Data section =>
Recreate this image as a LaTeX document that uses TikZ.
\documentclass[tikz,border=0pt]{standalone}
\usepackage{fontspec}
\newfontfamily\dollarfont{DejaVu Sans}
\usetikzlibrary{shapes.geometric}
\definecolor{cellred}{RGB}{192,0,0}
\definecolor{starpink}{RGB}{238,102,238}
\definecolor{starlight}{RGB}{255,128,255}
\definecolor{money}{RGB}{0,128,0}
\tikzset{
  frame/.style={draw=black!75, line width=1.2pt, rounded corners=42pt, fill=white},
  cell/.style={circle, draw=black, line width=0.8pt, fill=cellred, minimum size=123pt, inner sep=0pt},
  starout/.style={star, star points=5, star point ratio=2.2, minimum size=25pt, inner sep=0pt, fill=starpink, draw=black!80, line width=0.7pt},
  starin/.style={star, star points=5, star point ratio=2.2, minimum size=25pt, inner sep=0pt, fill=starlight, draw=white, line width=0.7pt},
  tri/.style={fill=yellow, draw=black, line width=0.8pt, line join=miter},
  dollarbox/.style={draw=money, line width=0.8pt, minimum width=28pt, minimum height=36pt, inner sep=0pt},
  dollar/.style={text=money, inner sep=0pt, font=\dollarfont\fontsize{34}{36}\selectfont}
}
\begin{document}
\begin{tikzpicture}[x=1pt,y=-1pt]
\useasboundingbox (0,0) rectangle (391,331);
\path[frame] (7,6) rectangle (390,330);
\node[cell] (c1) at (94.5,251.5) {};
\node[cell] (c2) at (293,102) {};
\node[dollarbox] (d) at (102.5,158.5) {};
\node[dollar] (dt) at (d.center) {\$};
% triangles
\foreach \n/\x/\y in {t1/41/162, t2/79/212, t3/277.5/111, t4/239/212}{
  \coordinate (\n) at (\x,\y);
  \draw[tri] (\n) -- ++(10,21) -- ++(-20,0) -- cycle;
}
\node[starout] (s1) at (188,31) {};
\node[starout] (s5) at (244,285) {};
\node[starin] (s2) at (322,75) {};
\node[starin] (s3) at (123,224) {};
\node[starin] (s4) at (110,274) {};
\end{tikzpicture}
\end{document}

Directive => Output all of the data again. Match it exactly.

Exercise result =>
Recreate this image as a LaTeX document that uses TikZ.
\documentclass[tikz,border=0pt]{standalone}
\usepackage{fontspec}
\newfontfamily\dollarfont{DejaVu Sans}
\usetikzlibrary{shapes.geometric}
\definecolor{cellred}{RGB}{192,0,0}
\definecolor{starpink}{RGB}{238,102,238}
\definecolor{starlight}{RGB}{255,128,255}
\definecolor{money}{RGB}{0,128,0}
\tikzset{
  frame/.style={draw=black!75, line width=1.2pt, rounded corners=42pt, fill=white},
  cell/.style={circle, draw=black, line width=0.8pt, fill=cellred, minimum size=123pt, inner sep=0pt},
  starout/.style={star, star points=5, star point ratio=2.2, minimum size=25pt, inner sep=0pt, fill=starpink, draw=black!80, line width=0.7pt},
  starin/.style={star, star points=5, star point ratio=2.2, minimum size=25pt, inner sep=0pt, fill=starlight, draw=white, line width=0.7pt},
  tri/.style={fill=yellow, draw=black, line width=0.8pt, line join=miter},
  dollarbox/.style={draw=money, line width=0.8pt, minimum width=28pt, minimum height=36pt, inner sep=0pt},
  dollar/.style={text=money, inner sep=0pt, font=\dollarfont\fontsize{34}{36}\selectfont}
}
\begin{document}
\begin{tikzpicture}[x=1pt,y=-1pt]
\useasboundingbox (0,0) rectangle (391,331);
\path[frame] (7,6) rectangle (390,330);
\node[cell] (c1) at (94.5,251.5) {};
\node[cell] (c2) at (293,102) {};
\node[dollarbox] (d) at (102.5,158.5) {};
\node[dollar] (dt) at (d.center) {\$};
% triangles
\foreach \n/\x/\y in {t1/41/162, t2/79/212, t3/277.5/111, t4/239/212}{
  \coordinate (\n) at (\x,\y);
  \draw[tri] (\n) -- ++(10,21) -- ++(-20,0) -- cycle;
}
\node[starout] (s1) at (188,31) {};
\node[starout] (s5) at (244,285) {};
\node[starin] (s2) at (322,75) {};
\node[starin] (s3) at (123,224) {};
\node[starin] (s4) at (110,274) {};
\end{tikzpicture}
\end{document}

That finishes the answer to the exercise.